Friday, October 16, 2009

Voortrekkers, Voorlaaiers en Voorname

Well I’m still enthralled by the whole concept of those Boers pioneering their way across the countryside. Life must have been so cool for the men but a bitch for the women.

The men sat around polishing their voorlaaiers, no one nagged them to take a bath, and if they wanted more than one wife, well who’s to stop them. All you needed was a decent beard, a horse, a kraal and you were made. They’d disappear for a few days on hunting trips, pockets bulging with biltong, and all the game to pick and choose from right under their noses.

Women on the other hand had it tougher. For starters, you needed to find a man to marry by the age of 14 otherwise you were considered an old maid with droopy tits. You spent your days rubbing cow shit on the floor, stuffing straw into mattresses, searching for termite mounds to break open to bake bread from the dough you’d been kneading since 4 in the morning, and then sew bits of leather together with a blunt needle to make trousers for your hairy husband.

Then the day would arrive, after your husband had consulted the Bible and found the message that it was time to trek north. You’d have to pack up your 13 children, Ouma, Oom Sarel, who slept in the wagon outside, your 2 cooking pots, a bucket of candle wax, sacks of biltong, rusks, konfyt, buchu and a clean bonnet.

The oxen would get ingespan and the slow trek would begin. Dangerous mountains were tackled by dissembling the whole wagon and carrying it over piece by piece and Willamiena Petrulella Susara dared not utter a “you want me to carry what?” At night Cornelius Paulus Gerhardus Steffanus Jocobus Ignesius Martinus Christoffel Lodvikus Hermanus Albertus Johannus and the other 12 children would gather around to listen to awe inspiring stories read from the Bible.

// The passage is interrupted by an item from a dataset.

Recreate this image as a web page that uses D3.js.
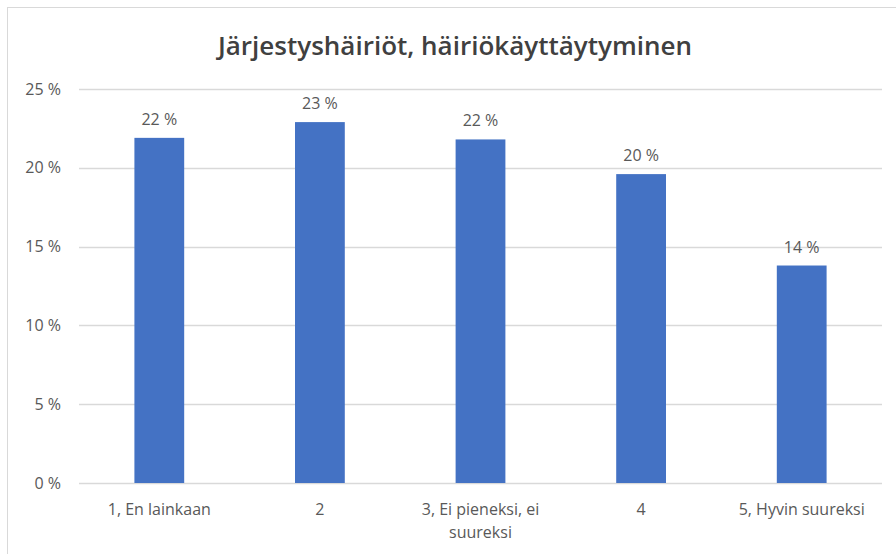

It must have been cool coming over a koppie, seeing a river running through a valley filled with bokkies and blommetjies and being able to say “vrou, dis nou ons plek”.

Life was hard, but they were uncomplaining free spirits on the African plains which is more than we can say in today’s lifestyle of washing machines, tarred roads, supermarkets together with hydrogen bombs, a damaged ozone layer, insurance premiums and a government who owns you.